In connection with the foregoing, we have examined the Plan and originals or copies of such corporate records of the Company, certificates and other communications of public officials, certificates of officers of the Company and such other documents as we have deemed relevant or necessary for the purpose of rendering the opinions expressed herein. As to questions of fact material to those opinions, we have, to the extent we deemed appropriate, relied on certificates of officers of the Company and on certificates and other communications of public officials. We have assumed the genuineness of all signatures on, and the authenticity of, all documents submitted to us as originals, the conformity to authentic original documents of all documents submitted to us as copies thereof, the due authorization, execution and delivery by the parties thereto other than the Company of all documents examined by us, and the legal capacity of each individual who signed any of those documents.

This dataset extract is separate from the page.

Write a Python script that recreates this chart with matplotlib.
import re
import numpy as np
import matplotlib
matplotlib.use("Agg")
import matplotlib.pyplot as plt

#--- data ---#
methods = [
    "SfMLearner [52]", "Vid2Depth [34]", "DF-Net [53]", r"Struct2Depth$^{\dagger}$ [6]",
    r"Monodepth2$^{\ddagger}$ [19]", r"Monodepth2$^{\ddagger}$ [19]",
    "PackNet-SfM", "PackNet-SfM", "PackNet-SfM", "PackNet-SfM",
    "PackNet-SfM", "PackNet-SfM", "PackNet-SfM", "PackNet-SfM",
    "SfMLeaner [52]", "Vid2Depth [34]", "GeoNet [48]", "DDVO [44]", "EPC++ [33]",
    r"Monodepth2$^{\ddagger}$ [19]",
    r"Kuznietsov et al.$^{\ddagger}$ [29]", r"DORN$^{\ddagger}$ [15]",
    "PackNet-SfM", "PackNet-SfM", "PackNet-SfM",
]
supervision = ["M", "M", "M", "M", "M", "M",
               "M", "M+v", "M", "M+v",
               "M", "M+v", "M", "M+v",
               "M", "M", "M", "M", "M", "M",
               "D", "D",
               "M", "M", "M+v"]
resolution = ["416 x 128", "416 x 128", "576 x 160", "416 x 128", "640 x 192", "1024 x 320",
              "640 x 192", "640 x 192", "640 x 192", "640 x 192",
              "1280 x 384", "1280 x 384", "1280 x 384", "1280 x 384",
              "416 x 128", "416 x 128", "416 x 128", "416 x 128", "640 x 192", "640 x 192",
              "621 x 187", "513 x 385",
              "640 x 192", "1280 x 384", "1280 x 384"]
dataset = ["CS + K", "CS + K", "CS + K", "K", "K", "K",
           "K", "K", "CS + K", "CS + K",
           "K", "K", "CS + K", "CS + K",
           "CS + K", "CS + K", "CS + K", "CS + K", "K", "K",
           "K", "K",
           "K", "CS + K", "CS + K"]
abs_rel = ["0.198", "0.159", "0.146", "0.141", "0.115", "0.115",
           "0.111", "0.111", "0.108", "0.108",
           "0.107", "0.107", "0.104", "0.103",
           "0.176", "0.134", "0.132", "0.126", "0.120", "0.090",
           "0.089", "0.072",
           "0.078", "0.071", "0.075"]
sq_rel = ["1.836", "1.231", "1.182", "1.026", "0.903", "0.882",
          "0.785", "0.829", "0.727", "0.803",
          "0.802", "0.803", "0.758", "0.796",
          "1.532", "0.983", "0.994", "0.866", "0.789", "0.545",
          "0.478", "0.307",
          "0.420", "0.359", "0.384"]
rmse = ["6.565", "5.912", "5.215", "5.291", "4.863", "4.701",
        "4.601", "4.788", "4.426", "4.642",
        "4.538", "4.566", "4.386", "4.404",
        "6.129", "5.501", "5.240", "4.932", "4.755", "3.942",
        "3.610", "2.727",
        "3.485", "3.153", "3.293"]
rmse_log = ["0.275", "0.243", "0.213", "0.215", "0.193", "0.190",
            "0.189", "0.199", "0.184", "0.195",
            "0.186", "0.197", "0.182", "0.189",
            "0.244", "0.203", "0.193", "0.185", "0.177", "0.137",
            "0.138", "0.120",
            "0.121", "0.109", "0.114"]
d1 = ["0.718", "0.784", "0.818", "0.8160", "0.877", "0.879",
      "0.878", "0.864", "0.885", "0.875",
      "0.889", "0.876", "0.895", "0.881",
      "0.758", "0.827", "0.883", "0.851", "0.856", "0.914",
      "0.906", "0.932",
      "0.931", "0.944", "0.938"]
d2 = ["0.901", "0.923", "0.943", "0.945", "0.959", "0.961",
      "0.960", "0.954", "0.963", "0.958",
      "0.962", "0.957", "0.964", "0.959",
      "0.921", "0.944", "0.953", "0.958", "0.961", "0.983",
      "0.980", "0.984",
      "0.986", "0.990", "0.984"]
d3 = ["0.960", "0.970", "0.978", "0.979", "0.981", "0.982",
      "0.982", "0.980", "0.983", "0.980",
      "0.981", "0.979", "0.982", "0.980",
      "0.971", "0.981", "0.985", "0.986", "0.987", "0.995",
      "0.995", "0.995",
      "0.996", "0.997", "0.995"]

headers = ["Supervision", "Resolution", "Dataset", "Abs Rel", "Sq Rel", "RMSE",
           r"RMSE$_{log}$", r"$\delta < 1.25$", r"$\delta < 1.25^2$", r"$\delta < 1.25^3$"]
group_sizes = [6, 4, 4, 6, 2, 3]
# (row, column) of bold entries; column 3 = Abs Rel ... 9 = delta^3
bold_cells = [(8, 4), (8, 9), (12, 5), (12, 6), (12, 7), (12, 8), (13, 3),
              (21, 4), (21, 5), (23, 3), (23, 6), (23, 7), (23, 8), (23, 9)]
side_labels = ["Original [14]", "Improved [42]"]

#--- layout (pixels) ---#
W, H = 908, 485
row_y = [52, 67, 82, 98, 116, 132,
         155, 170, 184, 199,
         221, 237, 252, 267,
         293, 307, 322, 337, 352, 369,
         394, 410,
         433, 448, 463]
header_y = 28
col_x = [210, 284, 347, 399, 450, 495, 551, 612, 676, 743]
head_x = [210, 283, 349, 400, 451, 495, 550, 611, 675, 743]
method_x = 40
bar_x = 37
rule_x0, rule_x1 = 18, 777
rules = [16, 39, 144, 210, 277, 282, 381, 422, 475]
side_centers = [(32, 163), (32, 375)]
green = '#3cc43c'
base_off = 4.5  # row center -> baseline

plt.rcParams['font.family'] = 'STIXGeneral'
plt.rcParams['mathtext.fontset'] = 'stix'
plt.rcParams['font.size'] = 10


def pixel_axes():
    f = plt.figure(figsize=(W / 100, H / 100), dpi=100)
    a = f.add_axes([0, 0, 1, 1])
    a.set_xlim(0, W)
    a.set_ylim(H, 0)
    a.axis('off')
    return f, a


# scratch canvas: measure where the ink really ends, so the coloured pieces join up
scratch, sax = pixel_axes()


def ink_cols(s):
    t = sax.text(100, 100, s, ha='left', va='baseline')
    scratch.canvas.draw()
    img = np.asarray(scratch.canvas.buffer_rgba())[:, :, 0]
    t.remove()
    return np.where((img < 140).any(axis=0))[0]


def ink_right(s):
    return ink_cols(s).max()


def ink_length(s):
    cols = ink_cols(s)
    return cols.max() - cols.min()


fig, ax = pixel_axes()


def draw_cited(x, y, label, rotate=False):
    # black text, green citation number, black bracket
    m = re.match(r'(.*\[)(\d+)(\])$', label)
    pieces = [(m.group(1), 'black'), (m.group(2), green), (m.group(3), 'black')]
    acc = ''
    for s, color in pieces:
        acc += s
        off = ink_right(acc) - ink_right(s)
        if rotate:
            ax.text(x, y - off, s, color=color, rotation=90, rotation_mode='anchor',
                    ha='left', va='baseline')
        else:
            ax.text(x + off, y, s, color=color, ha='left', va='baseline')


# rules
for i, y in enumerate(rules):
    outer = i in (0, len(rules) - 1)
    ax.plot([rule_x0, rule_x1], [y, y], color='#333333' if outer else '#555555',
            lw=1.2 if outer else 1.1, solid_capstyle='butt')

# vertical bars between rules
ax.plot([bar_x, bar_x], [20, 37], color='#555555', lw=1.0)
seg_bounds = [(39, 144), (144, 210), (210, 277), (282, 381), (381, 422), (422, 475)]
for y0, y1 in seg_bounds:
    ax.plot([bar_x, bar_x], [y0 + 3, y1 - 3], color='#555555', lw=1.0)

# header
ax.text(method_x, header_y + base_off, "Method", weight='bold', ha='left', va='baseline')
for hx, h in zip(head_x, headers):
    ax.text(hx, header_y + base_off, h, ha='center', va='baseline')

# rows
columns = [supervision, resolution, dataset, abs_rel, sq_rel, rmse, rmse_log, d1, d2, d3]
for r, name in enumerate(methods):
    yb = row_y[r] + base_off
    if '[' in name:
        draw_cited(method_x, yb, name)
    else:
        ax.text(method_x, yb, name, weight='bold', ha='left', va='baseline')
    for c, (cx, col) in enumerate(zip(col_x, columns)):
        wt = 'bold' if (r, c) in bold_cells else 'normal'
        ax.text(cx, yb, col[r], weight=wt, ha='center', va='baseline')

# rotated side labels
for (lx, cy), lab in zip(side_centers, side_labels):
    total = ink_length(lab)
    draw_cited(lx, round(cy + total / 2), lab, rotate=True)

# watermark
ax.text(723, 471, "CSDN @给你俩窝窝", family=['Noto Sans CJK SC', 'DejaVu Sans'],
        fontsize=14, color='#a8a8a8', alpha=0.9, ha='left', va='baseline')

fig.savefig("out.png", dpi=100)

Based upon the foregoing, we are of the opinion that the Shares, when issued and sold in the manner referred to in the Plan and the pursuant to the agreements that accompany the Plan, will be validly issued, fully paid and non-assessable.
The opinions expressed herein are limited exclusively to applicable federal laws of the United States of America and applicable provisions of, respectively, the Delaware Constitution, the Delaware General Corporation Law and reported judicial interpretations of such law, in each case as currently in effect, and we are expressing no opinion as to the effect of the laws of any other jurisdiction.